Prather's group made the findings after examining 15 years of surface observations (1999-2013) for the eastern United States and Canada. The researchers overlaid a grid of one-degree-square segments onto a map of the region and analyzed the recorded levels of surface ozone, amounts of fine particulate matter (pollution) and maximum temperatures between April and September for each roughly 69-by-69-mile section of the map. This allowed them to construct a climatological picture of the duration, coincidence and overlap of each of these factors.
Meteorologically, slow-moving high-pressure systems accumulate pollutants and heat during the summer months. Scorching temperatures, low precipitation, strong sunlight and low wind speeds allow heat and poor-quality air to stagnate in a given location for an extended period of time.
"These conditions increase the emission of biogenic volatile organic compounds, which boost the production of surface ozone and other aerosols," said lead author Jordan Schnell, a postdoctoral researcher at UCI when the study was conducted who is now at Princeton University. "The droughtlike conditions that exist in heat waves reduce soil moisture, making near-surface temperatures hotter and inhibiting the role played by vegetation in absorbing ozone, resulting in lower air quality."
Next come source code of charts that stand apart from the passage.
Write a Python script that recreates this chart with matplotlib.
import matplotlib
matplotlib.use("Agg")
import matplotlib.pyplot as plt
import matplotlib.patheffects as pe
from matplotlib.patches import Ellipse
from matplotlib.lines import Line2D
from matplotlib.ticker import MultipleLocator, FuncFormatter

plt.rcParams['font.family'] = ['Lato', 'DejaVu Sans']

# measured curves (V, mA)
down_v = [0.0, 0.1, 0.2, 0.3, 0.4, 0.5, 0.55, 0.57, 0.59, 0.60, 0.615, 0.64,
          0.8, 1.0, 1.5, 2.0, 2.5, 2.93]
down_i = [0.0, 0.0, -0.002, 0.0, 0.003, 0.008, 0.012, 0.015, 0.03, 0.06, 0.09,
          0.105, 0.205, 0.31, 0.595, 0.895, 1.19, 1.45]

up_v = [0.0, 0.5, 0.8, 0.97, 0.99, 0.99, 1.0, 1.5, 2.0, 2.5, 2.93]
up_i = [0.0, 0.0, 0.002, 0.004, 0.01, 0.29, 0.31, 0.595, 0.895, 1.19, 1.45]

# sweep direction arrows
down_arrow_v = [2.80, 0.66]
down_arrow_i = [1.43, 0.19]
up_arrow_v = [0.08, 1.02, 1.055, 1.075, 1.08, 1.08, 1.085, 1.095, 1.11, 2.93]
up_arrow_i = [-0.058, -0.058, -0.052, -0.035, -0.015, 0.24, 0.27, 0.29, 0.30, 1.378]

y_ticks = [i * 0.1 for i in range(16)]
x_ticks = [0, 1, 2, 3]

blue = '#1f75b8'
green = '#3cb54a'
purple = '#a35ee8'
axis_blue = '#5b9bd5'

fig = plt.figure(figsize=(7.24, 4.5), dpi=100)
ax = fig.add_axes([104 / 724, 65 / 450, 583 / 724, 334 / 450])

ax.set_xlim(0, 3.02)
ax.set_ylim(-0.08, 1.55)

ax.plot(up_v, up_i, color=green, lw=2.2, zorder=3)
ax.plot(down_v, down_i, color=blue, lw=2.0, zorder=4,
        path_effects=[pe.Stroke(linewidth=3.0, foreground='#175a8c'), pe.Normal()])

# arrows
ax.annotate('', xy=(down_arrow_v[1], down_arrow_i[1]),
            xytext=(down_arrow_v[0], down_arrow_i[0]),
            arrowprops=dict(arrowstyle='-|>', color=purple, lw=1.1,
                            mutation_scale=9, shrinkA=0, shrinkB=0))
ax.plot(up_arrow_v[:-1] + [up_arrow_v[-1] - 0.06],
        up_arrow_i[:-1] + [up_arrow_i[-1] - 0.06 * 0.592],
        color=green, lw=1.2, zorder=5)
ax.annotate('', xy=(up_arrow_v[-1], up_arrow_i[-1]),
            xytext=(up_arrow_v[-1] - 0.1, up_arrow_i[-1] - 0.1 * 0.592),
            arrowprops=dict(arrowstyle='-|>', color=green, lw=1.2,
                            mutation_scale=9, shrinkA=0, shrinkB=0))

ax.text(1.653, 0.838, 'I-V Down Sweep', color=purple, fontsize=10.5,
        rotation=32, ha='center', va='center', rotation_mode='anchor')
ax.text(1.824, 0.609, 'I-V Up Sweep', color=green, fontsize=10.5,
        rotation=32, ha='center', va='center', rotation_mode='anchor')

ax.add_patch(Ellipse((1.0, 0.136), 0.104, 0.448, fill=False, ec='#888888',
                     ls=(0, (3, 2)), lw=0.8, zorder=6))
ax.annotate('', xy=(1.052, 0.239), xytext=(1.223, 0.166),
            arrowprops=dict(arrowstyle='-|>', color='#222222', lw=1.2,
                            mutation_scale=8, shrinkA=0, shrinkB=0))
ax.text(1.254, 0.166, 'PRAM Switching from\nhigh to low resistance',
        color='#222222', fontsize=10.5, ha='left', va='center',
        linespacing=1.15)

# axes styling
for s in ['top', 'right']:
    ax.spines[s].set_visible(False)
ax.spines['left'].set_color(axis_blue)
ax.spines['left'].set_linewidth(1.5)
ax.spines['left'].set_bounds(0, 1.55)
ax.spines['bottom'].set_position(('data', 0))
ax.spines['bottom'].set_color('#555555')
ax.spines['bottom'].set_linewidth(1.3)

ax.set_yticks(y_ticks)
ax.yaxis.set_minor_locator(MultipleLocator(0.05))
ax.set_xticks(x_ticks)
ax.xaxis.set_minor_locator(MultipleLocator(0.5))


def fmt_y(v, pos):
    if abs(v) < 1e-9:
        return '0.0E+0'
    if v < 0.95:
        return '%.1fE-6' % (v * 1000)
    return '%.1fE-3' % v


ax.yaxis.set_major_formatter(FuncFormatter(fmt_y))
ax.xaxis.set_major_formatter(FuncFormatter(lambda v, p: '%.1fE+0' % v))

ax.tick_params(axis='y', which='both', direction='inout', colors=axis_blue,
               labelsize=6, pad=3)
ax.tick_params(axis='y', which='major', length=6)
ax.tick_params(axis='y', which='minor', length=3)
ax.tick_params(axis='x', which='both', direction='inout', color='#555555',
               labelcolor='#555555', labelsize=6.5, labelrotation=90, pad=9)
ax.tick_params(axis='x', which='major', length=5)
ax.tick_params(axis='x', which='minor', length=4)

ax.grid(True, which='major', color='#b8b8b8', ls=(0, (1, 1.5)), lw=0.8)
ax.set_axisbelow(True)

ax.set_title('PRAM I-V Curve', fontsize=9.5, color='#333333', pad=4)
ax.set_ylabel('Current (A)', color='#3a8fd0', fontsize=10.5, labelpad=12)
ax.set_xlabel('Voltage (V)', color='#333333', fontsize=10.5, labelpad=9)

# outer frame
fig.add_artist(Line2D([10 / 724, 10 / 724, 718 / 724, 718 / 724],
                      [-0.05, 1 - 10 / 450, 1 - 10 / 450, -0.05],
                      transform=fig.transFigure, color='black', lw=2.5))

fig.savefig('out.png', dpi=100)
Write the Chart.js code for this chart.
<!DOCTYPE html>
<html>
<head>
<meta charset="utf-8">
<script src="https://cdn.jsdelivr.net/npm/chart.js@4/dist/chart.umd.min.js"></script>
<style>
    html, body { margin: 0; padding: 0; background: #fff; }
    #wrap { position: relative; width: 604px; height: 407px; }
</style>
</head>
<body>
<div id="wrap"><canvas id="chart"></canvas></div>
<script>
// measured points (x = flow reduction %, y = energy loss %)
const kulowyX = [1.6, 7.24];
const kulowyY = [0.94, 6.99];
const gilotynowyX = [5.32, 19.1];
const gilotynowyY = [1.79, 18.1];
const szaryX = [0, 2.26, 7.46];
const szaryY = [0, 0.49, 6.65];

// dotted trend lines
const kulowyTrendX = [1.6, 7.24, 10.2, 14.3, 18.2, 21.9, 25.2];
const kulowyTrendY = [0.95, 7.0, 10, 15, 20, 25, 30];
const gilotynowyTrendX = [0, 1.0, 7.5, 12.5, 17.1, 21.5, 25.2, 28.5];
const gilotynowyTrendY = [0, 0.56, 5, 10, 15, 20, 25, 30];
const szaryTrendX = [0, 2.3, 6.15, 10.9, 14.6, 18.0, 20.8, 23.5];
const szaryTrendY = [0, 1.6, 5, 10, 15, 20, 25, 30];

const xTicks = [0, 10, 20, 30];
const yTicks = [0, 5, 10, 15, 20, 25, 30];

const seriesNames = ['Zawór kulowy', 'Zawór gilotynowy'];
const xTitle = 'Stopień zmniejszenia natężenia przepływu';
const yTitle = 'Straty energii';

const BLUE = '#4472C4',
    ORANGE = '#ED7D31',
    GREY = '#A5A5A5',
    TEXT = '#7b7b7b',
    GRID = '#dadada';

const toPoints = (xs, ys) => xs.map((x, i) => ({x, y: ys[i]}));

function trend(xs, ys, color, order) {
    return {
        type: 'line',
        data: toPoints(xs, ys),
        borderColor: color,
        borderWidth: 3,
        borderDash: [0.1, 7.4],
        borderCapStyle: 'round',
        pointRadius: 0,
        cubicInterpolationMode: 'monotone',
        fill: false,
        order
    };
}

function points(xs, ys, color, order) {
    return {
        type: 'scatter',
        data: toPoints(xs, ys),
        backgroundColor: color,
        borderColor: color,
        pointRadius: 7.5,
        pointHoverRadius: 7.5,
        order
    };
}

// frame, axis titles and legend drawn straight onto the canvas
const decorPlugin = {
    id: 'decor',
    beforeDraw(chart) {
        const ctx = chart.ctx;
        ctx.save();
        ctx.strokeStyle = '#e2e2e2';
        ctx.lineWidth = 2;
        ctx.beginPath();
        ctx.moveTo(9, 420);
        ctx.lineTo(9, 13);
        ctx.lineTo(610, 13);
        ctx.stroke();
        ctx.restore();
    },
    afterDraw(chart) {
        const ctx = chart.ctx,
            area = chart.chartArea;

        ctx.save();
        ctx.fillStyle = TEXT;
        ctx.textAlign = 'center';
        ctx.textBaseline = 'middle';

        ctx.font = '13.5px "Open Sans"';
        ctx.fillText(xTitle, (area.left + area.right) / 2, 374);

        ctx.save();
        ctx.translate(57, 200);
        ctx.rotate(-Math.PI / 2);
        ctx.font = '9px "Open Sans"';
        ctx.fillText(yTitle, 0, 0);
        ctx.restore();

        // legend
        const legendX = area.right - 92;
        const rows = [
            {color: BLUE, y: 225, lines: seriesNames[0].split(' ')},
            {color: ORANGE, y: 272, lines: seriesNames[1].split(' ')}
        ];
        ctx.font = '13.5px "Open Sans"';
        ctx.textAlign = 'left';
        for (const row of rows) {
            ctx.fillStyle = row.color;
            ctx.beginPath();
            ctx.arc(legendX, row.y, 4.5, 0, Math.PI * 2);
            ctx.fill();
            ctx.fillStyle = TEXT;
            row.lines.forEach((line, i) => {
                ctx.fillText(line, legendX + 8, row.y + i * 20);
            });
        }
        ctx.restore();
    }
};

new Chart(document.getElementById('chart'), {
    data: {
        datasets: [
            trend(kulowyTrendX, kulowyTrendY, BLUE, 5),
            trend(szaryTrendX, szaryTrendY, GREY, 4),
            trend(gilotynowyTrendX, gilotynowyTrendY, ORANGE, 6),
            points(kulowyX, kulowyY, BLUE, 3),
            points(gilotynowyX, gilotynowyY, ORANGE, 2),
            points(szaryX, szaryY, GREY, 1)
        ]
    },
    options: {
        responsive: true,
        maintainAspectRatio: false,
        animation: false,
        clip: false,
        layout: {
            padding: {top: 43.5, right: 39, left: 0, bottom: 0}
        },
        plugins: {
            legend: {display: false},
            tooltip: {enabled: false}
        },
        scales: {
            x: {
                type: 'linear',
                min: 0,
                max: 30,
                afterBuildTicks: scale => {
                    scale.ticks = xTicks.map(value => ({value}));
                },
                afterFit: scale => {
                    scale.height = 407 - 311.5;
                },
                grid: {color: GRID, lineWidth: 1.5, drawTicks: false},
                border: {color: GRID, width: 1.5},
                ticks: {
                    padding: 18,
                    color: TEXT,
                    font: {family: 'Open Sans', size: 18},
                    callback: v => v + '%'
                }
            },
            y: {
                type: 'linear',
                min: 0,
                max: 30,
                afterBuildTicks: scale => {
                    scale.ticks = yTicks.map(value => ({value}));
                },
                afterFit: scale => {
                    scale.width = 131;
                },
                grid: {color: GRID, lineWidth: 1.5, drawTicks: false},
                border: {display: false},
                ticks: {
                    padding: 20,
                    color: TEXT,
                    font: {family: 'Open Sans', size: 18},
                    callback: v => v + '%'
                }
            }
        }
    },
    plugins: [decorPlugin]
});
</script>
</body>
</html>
Humans only make the problem worse by consuming more fossil fuel-generated energy to run air conditioners, the researchers noted.
"It's important to study the combined effects of pollution and prolonged heat events because we expect these conditions to become more prevalent in a warming climate," Prather said. "Our evidence suggests that pollution and heat waves are synergistic stressors that produce disproportionately greater adverse health impacts. Policymakers should be taking these issues into consideration going forward."